My version of Dufflet Carrot Cake

  • 3/4 cup butter at room temperature
  • 3/4 cup granulated sugar
  • 4 eggs (or 2 eggs and 2 egg replacers)
  • 3 cups shredded carrot (about four medium-sized carrots)
  • 1 large can of crushed pineapple, drained
  • 1/2 cup shredded unsweetened coconut
  • 2 cups  flour (I used Robin Hood Nutri-Blend)
  • 2 tsp baking soda
  • 1/2 tsp salt
  • 2 tsp cinnamon
  • 1 tsp fresh grated nutmeg
  • 1/4 cup chopped pecans
  • 1. Preheat oven to 350. Grease 2 9-inch circular cake pans

    2. In the bowl of a stand mixer with the paddle attachment, beat together the butter and sugar until light. Add eggs/egg replacer one at a time and beat until smooth, scraping down the bowl as needed.

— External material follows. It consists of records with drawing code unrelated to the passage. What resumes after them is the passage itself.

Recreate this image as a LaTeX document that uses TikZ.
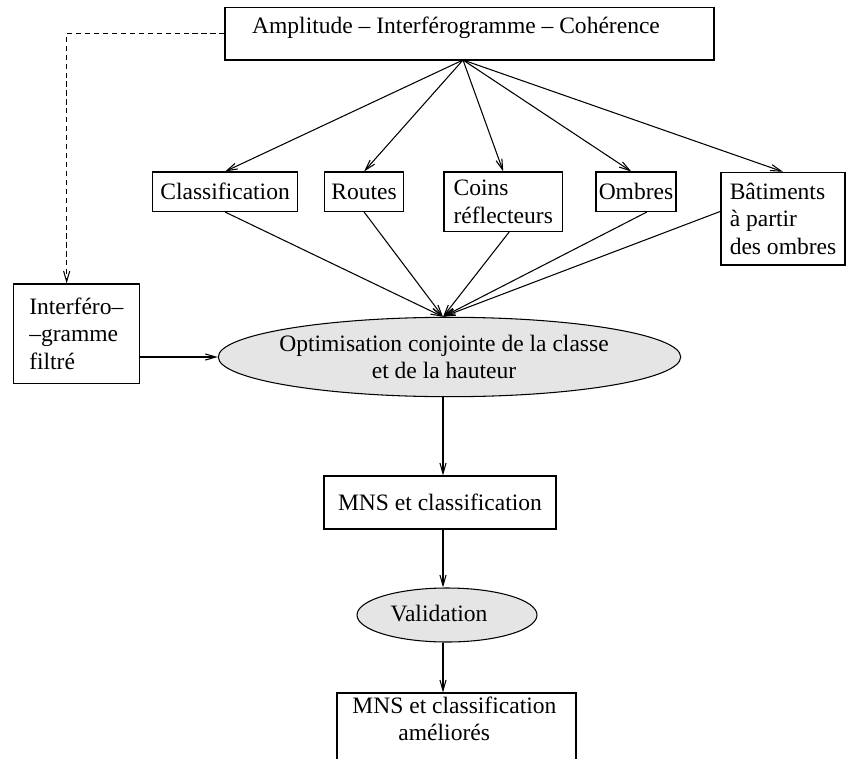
\documentclass[tikz,border=0pt]{standalone}
\usepackage{fontspec}
\setmainfont{Liberation Serif}
\usetikzlibrary{arrows.meta,shapes.geometric}
\begin{document}
\begin{tikzpicture}[x=0.425pt,y=-0.425pt,
  every node/.style={font=\fontsize{10}{11.7}\selectfont, inner sep=0pt},
  wh/.style 2 args={minimum width=#1*0.425pt, minimum height=#2*0.425pt},
  box/.style={draw, line width=0.45pt, rectangle},
  oval/.style={draw, line width=0.45pt, ellipse, fill=gray!20},
  arr/.style={-{Straight Barb[length=4.5pt,width=2.6pt]}, line width=0.45pt},
  ]
\useasboundingbox (0,0) rectangle (846,758);
\clip (0,0) rectangle (846,758);

% nodes
\node[box, wh={489}{52.7}] (top) at (469.5,33.65) {};
\node[anchor=base west] (toptxt) at (251.7,33) {Amplitude – Interférogramme – Cohérence};

\node[box, wh={145}{39.5}] (cls) at (225.1,191.75) {Classification};
\node[box, wh={78.8}{39.5}] (rts) at (364.1,191.75) {Routes};
\node[box, wh={118.5}{59.5}, align=left] (coins) at (503.25,201.75) {Coins\\réflecteurs};
\node[box, wh={80}{39.5}] (omb) at (636,191.75) {Ombres};
\node[box, wh={124}{92.7}, align=left] (bat) at (783,218.65) {Bâtiments\\à partir\\des ombres};

\node[box, wh={126}{99.3}, align=left] (filt) at (76.3,333.65) {Interféro–\\–gramme\\filtré};

\node[oval, wh={462.4}{79.4}] (opt) at (449.5,357) {};
\node[align=center] (opttxt) at (444,357) {Optimisation conjointe de la classe\\et de la hauteur};

\node[box, wh={232}{53}] (mns) at (440,502.5) {MNS et classification};

\node[oval, wh={180}{54}] (val) at (447,615) {};
\node[anchor=base] (valtxt) at (439,621.7) {Validation};

\node[box, wh={239}{120}] (bot) at (456.5,753) {};
\node[anchor=base west] (bot1) at (352,713) {MNS et classification};
\node[anchor=base west] (bot2) at (398,740) {améliorés};

% helper coordinates
\coordinate (fan) at (463,60);
\coordinate (ax) at (443,0);

% fan from top box
\draw[arr] (fan) -- (cls.north);
\draw[arr] (fan) -- (rts.north);
\draw[arr] (fan) -- (coins.north);
\draw[arr] (fan) -- ([xshift=-2pt]omb.north);
\draw[arr] (fan) -- (bat.north);

% converging into the ellipse
\draw[arr] (cls.south) -- (opt.north -| ax);
\draw[arr] (rts.south) -- (opt.north -| ax);
\draw[arr] ([xshift=2.5pt]coins.south) -- (opt.north -| ax);
\draw[arr] ([xshift=4.6pt]omb.south) -- (opt.north -| ax);
\draw[arr] ([yshift=3.1pt]bat.west) -- (opt.north -| ax);

% dashed link
\draw[arr, dash pattern=on 2.2pt off 1.6pt] (top.west) -| ([xshift=-4.1pt]filt.north);

% left box to ellipse
\draw[arr] (filt.east |- opt.west) -- (opt.west);

% vertical chain
\draw[arr] (opt.south -| ax) -- (mns.north -| ax);
\draw[arr] (mns.south -| ax) -- (val.north -| ax);
\draw[arr] (val.south -| ax) -- (bot.north -| ax);
\end{tikzpicture}
\end{document}
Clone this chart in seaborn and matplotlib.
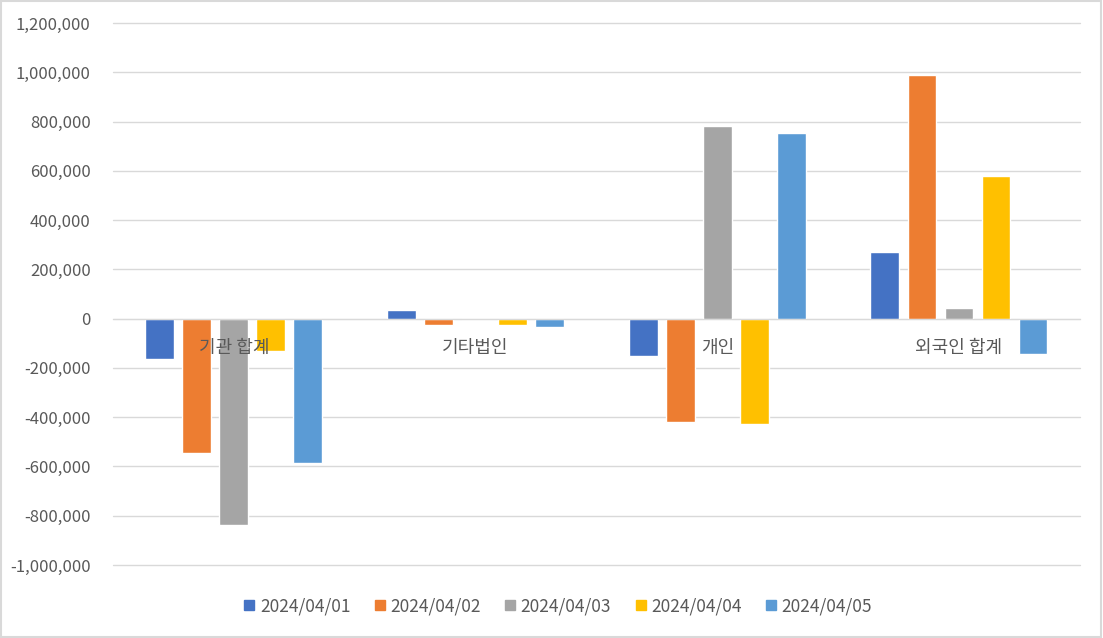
# grouped bar chart: net buying by investor type, 2024/04/01 - 04/05
import pandas as pd
import matplotlib
matplotlib.use('Agg')
import matplotlib.pyplot as plt
import seaborn as sns
from matplotlib.ticker import FuncFormatter, MultipleLocator
from matplotlib.lines import Line2D
from matplotlib.patches import Rectangle

# data
categories = ['기관 합계', '기타법인', '개인', '외국인 합계']
dates = ['2024/04/01', '2024/04/02', '2024/04/03', '2024/04/04', '2024/04/05']
v0401 = [-162000, 37000, -153000, 272000]
v0402 = [-544000, -27000, -421000, 987000]
v0403 = [-836000, 0, 780000, 45000]
v0404 = [-130000, -27000, -429000, 580000]
v0405 = [-584000, -35000, 755000, -142000]
colors = ['#4472C4', '#ED7D31', '#A5A5A5', '#FFC000', '#5B9BD5']

rows = []
for d, vals in zip(dates, [v0401, v0402, v0403, v0404, v0405]):
    for c, v in zip(categories, vals):
        rows.append({'category': c, 'date': d, 'value': v})
df = pd.DataFrame(rows)

sns.set_style('white')
plt.rcParams['font.family'] = ['Noto Sans CJK KR', 'DejaVu Sans']

fig = plt.figure(figsize=(11.03, 6.38), dpi=100)
ax = fig.add_axes([0.1024, 0.1144, 0.8766, 0.8496])

sns.barplot(data=df, x='category', y='value', hue='date', order=categories,
            hue_order=dates, palette=colors, saturation=1, width=0.766,
            gap=0.22, ax=ax, legend=False)

ax.set_ylim(-1000000, 1200000)
ax.yaxis.set_major_locator(MultipleLocator(200000))
ax.yaxis.set_major_formatter(FuncFormatter(lambda v, p: f'{int(v):,}'))
ax.yaxis.grid(True, color='#D9D9D9', linewidth=1)
ax.set_axisbelow(True)
ax.set_xlabel('')
ax.set_ylabel('')
for gl in ax.get_ygridlines():
    gl.set_clip_on(False)

for s in ['left', 'right', 'top']:
    ax.spines[s].set_visible(False)
ax.spines['bottom'].set_position(('data', 0))
ax.spines['bottom'].set_color('#D9D9D9')

ax.tick_params(axis='y', length=0, pad=16, labelsize=12, labelcolor='#595959')
ax.tick_params(axis='x', length=0, labelbottom=False)

# category labels sit just under the zero line, drawn over the bars
for i, c in enumerate(categories):
    ax.annotate(c, xy=(i, 0), xytext=(0, -21), textcoords='offset points',
                ha='center', va='center', fontsize=13, color='#595959', zorder=5)

handles = [Line2D([], [], marker='s', linestyle='', markersize=7,
                  markerfacecolor=c, markeredgecolor=c) for c in colors]
fig.legend(handles, dates, loc='center', bbox_to_anchor=(0.506, 0.05), ncol=5,
           frameon=False, fontsize=12.5, labelcolor='#595959',
           handlelength=0.6, handletextpad=0.3, columnspacing=1.4)

fig.patches.append(Rectangle((0.001, 0.002), 0.997, 0.996, transform=fig.transFigure,
                             fill=False, edgecolor='#D9D9D9', linewidth=1.5))

plt.savefig('out.png', dpi=100)
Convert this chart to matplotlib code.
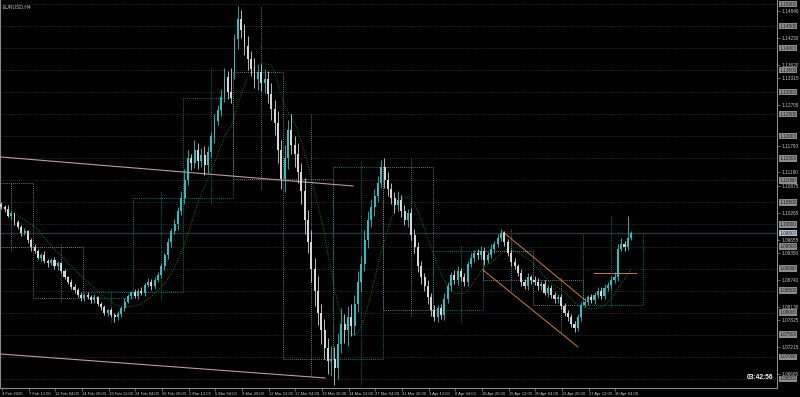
import numpy as np
import pandas as pd
import matplotlib
matplotlib.use("Agg")
import matplotlib.pyplot as plt
import matplotlib.transforms as mtransforms

plt.rcParams["font.family"] = ["Liberation Sans", "DejaVu Sans"]

# EURUSD H4, 4 Feb - 1 May 2020. One candle here = two H4 bars.
# prices are given in pips above 1.0000
first_open = 1046
gap_opens = {70: 1346}          # Monday 9 Mar gap
week0_open, week0_high = 1094, 1096

close_pips = """
1040 1035 1020 1025 1005 995 980 985 965 948
940 925 930 918 912 920 905 912 895 880
870 858 852 840 833 840 835 828 835 820
812 800 806 795 790 796 810 825 838 846
838 850 845 862 870 860 875 885 905 930
960 985 1000 1030 1060 1100 1150 1140 1170 1145
1158 1135 1165 1200 1235 1260 1290 1335 1300 1286
1420 1466 1440 1405 1375 1352 1330 1345 1320 1330
1295 1262 1230 1170 1102 1150 1215 1180 1160 1120
1075 1010 960 900 850 800 760 720 690 695
675 730 775 760 790 770 820 870 910 965
1010 1040 1065 1095 1130 1100 1080 1060 1045 1055
1030 1010 1025 975 950 905 880 860 835 805
790 810 795 830 860 885 875 895 880 870
910 925 935 930 940 920 930 945 955 970
980 960 935 915 905 890 870 860 880 875
870 860 865 845 855 840 830 835 815 800
790 775 765 790 818 825 835 828 840 850
838 855 862 875 880 945 955 948 970 980
"""
upper_wick = """
6 4 8 5 3 6 4 7 3 5
8 4 6 9 3 5 7 4 3 5
4 6 8 3 7 4 6 5 8 3
4 6 3 5 4 8 6 9 5 4
7 6 8 5 9 6 5 7 8 6
10 8 12 9 15 25 18 10 22 14
16 20 12 10 15 12 18 20 14 55
12 29 20 15 22 18 25 16 20 22
18 25 20 28 22 30 21 35 20 25
20 30 22 28 25 32 20 26 22 30
28 24 35 22 26 30 20 24 18 22
20 18 15 16 17 20 18 15 14 20
12 15 10 12 14 10 12 9 14 10
12 8 10 14 9 8 12 10 7 9
8 10 6 9 11 8 7 10 8 9
10 6 8 7 10 6 8 7 9 6
7 8 6 9 7 8 6 7 8 6
5 7 6 8 7 9 6 8 7 9
8 10 7 9 12 10 14 8 49 6
"""
lower_wick = """
5 7 4 8 6 5 7 4 6 8
5 4 7 6 8 4 5 9 6 4
6 5 8 4 6 7 3 5 6 4
7 5 8 4 12 6 5 7 4 6
5 8 6 7 4 9 6 5 7 8
8 10 7 12 9 14 10 16 12 20
14 22 18 12 15 10 14 12 16 10
16 22 18 20 24 16 20 25 18 22
20 24 26 30 22 28 25 20 30 26
28 32 25 30 35 28 32 26 30 34
39 26 22 28 35 24 20 18 22 16
18 15 20 14 12 18 16 14 20 15
14 12 16 10 15 12 14 10 16 12
10 12 9 11 8 10 9 12 8 10
9 7 10 8 9 11 8 7 9 6
8 9 7 10 6 8 9 7 8 10
7 9 8 6 10 7 8 9 7 8
9 8 10 7 9 6 8 7 9 6
7 8 6 9 7 8 6 9 7 5
"""

time_labels = ["4 Feb 2020", "7 Feb 12:00", "12 Feb 04:00", "14 Feb 20:00", "19 Feb 12:00",
               "24 Feb 04:00", "26 Feb 20:00", "2 Mar 12:00", "5 Mar 04:00", "9 Mar 20:00",
               "12 Mar 12:00", "17 Mar 04:00", "19 Mar 20:00", "24 Mar 12:00", "27 Mar 04:00",
               "31 Mar 20:00", "3 Apr 12:00", "8 Apr 04:00", "10 Apr 20:00", "15 Apr 12:00",
               "20 Apr 04:00", "22 Apr 20:00", "27 Apr 12:00", "30 Apr 04:00"]

# drawn objects: (bar, price) end points
trend_lines = [((-2, 1.11535), (210.6, 1.10872)),
               ((-2, 1.07065), (193.8, 1.06518))]
channel_lines = [((300.6, 1.09829), (349.8, 1.08287)),
                 ((288.6, 1.08967), (345.6, 1.07221)),
                 ((355.2, 1.08899), (380.4, 1.08899))]

round_levels = np.round(np.arange(1.15, 1.0640, -0.005), 4)
axis_labels = np.round(1.14840 - 0.00305 * np.arange(28), 5)

BG = "#000000"
BULL = "#23c3c3"
BEAR = "#d6d6d6"
BOX_UP = "#0a9ea6"
BOX_DN = "#9a9a9a"


def pips(s):
    return np.array([int(v) for v in s.split()], dtype=float)


c = 1 + pips(close_pips) / 10000
o = 1 + np.r_[first_open, pips(close_pips)[:-1]] / 10000
for j, v in gap_opens.items():
    o[j] = 1 + v / 10000
h = np.maximum(o, c) + pips(upper_wick) / 10000
l = np.minimum(o, c) - pips(lower_wick) / 10000
n = len(c)
xb = 2 * np.arange(n) - 0.5          # position in H4-bar units

fig = plt.figure(figsize=(8, 3.97), dpi=100, facecolor=BG)
ax = fig.add_axes([0, 9 / 397, 777 / 800, 388 / 397], facecolor=BG)
ax.set_xlim(-1.2, 465)
ax.set_ylim(1.15 - 384 * 0.0002268, 1.15 + 4 * 0.0002268)

# round-number levels
for lv in round_levels:
    ax.axhline(lv, color="#555555", lw=0.5, ls=(0, (1, 2)), zorder=1)

# weekly candles drawn over the chart
weeks = [(0, 9)] + [(10 + 15 * k, 24 + 15 * k) for k in range(12)]
for i, (f, e) in enumerate(weeks):
    wo = week0_open / 10000 + 1 if i == 0 else o[f]
    wc = c[e]
    wh = h[f:e + 1].max()
    wl = l[f:e + 1].min()
    if i == 0:
        wh = max(wh, 1 + week0_high / 10000)
    col = BOX_UP if wc >= wo else BOX_DN
    left = -1.5 if i == 0 else xb[f] - 1
    right = xb[e] + (7 if e == n - 1 else 1)
    ax.plot([left, right, right, left, left], [wo, wo, wc, wc, wo], color=col,
            lw=0.6, ls=(0, (1, 1.5)), zorder=2)
    wx = 2 * f - 1 + 16.5 if i > 0 else 5.5
    ax.plot([wx, wx], [wl, wh], color=col, lw=0.6, ls=(0, (1, 1.5)), zorder=2)

# moving average
ma = pd.Series(c).rolling(12, min_periods=1).mean()
ax.plot(xb, ma, color="#0a8a0a", lw=0.7, ls=(0, (1, 1.5)), zorder=3)

for (x0, y0), (x1, y1) in trend_lines:
    ax.plot([x0, x1], [y0, y1], color="#bf9aa2", lw=0.8, zorder=3)
for (x0, y0), (x1, y1) in channel_lines:
    ax.plot([x0, x1], [y0, y1], color="#d08224", lw=0.7, zorder=3)

# bid line
ax.axhline(c[-1], color="#2e343a", lw=1.0, zorder=2)

cols = np.where(c >= o, BULL, BEAR)
ax.vlines(xb, l, h, colors=cols, lw=0.6, zorder=4)
ax.bar(xb, np.maximum(np.abs(c - o), 0.00008), bottom=np.minimum(o, c), width=1.2,
       color=cols, linewidth=0, zorder=5)

# axes
ax.spines["top"].set_visible(False)
for side in ["left", "right", "bottom"]:
    ax.spines[side].set_color("#8a8a8a")
    ax.spines[side].set_linewidth(0.8)

# plain price labels hidden where a level label sits on top of them
tick_px = 388 / (ax.get_ylim()[1] - ax.get_ylim()[0])
marks = np.r_[round_levels, c[-1]]
shown = [p for p in axis_labels
         if p > ax.get_ylim()[0] + 0.0008 and np.min(np.abs(marks - p)) * tick_px > 4.5]
ax.yaxis.tick_right()
ax.set_yticks(shown)
ax.set_yticklabels([f"{p:.5f}" for p in shown])
ax.tick_params(axis="y", colors="#8a8a8a", labelcolor="#c8c8c8", labelsize=3.4,
               length=2, width=0.5, pad=1)
ax.set_xticks(np.arange(len(time_labels)) * 16)
ax.set_xticklabels(time_labels, ha="left")
ax.tick_params(axis="x", colors="#8a8a8a", labelcolor="#c8c8c8", labelsize=3.0,
               length=2, width=0.5, pad=1)

tr = mtransforms.blended_transform_factory(ax.transAxes, ax.transData)
for lv in round_levels:
    ax.text(1.003, lv, f"{lv:.5f}", transform=tr, fontsize=3.4, va="center", ha="left",
            color="#1e1e1e", clip_on=False, zorder=6,
            bbox=dict(boxstyle="square,pad=0.15", fc="#8c8c8c", ec="none"))
ax.text(1.003, c[-1], f"{c[-1]:.5f}", transform=tr, fontsize=3.4, va="center", ha="left",
        color="#1e1e1e", clip_on=False, zorder=7,
        bbox=dict(boxstyle="square,pad=0.15", fc="#b4c4d6", ec="none"))

ax.text(0.004, 0.99, "EURUSD,H4", transform=ax.transAxes, fontsize=3.6, color="#c8c8c8",
        va="top", ha="left")
ax.text(0.995, 0.018, "03:42:56", transform=ax.transAxes, fontsize=4.8, color="white",
        fontweight="bold", va="bottom", ha="right")

fig.savefig("out.png", dpi=100, facecolor=BG)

    3. In a small bowl, whisk together flour, baking power, baking soda, salt, cinnamon and nutmeg

    4. In another bowl, combine carrots, pinapple, coconut and pecans and add to butter/sugar mixture. Mix.

    5. Stir in dry ingredients until just combined. Do not overmix.

    6. Divide into the two prepared pans and bake 35 minutes or until a toothpick inserted into the center comes out clean.

    7. Let cool a few minutes before removing from pans onto a cooling rack. Let cool completely before icing.

    8.  Once cool, Turn one half upside down. To ice,  Spread a layer of frosting on top and place the other half on top, flat side up. Ice the rest of the cake. I used this cream cheese icing recipe from Canadian Living:

    • 1 pkg (8 oz/250 g) cream cheese softened 
    • 1/4 cup butter
    • 1 tsp vanilla
    • 1 cup icing sugar

    In bowl, beat cream cheese with butter until smooth. Beat in vanilla. Beat in icing sugar, one-third at a time, until smooth.